Quienes asimilaban la noción de compromiso con el seguimiento ciego de las doctrinas revolucionarias, no le perdonaron la deserción al antiguo miembro de la resistencia, que hubo de esperar largas décadas para ver restituido su nombre. Entre tanto, siguió escribiendo en soledad y sin apenas lectores, como cumpliendo con un deber impostergable. No abonado al rencor, sino usando de la ironía. Añorando los paisajes de la infancia y envuelto en una permanente sensación de pérdida, pero llevado de una conciencia humanista y asumiendo la obligación de salvaguardar la memoria de todo un pueblo en su propia memoria de excluido. Como afirma Farré, Milosz es un poeta elegíaco y a la vez epifánico, que dirige su mirada a la denuncia del horror e inquiere las causas del mal, pero no se olvida de celebrar la belleza. La suya, por otra parte, es una peculiar forma de religiosidad que parte del conocimiento de los textos bíblicos -aprendió hebreo para traducirlos- y se inscribe en el tradición cristiana, aunque desde una perspectiva cercana al gnosticismo que no condiciona del todo su visión del mundo o, en cualquier caso, no resuelve las contradicciones que encierra. Milosz cultiva una poesía de múltiples voces y alta densidad moral, que se sirve de un discurso complejo pero aspira a la claridad. No siempre es fácil seguirlo, pero el esfuerzo merece la pena.
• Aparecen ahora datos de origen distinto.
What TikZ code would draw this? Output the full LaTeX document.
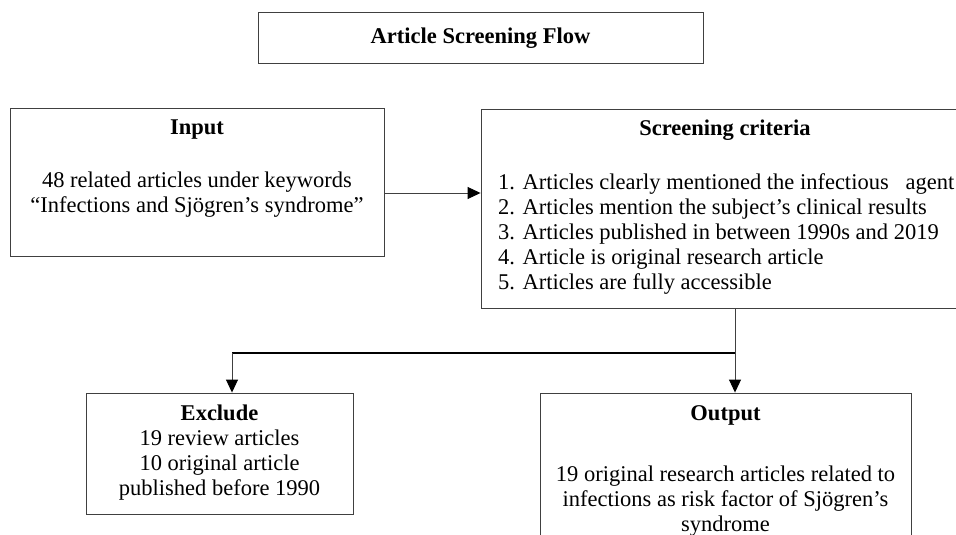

En el discurso de investidura del Nobel, Milosz se refirió a las dos cualidades que a su juicio ha de tener el poeta: "El ansia de ver y el deseo de describir lo que ve". Parece una obviedad, pero en su caso estos sencillos requerimientos implicaron no sólo lucidez sino altas dosis de valor, honestidad y sacrificio. Ahora bien, aunque justamente glorificado por los restauradores del orden democrático, Milosz es mucho más que un icono del tiempo de la resistencia. Su nombre se agrega a los de grandes poetas de la tradición polaca como Jan Kochanowski y Adam Mickiewicz, pero también a los de autores como Rilke, Yeats, Eliot o Auden.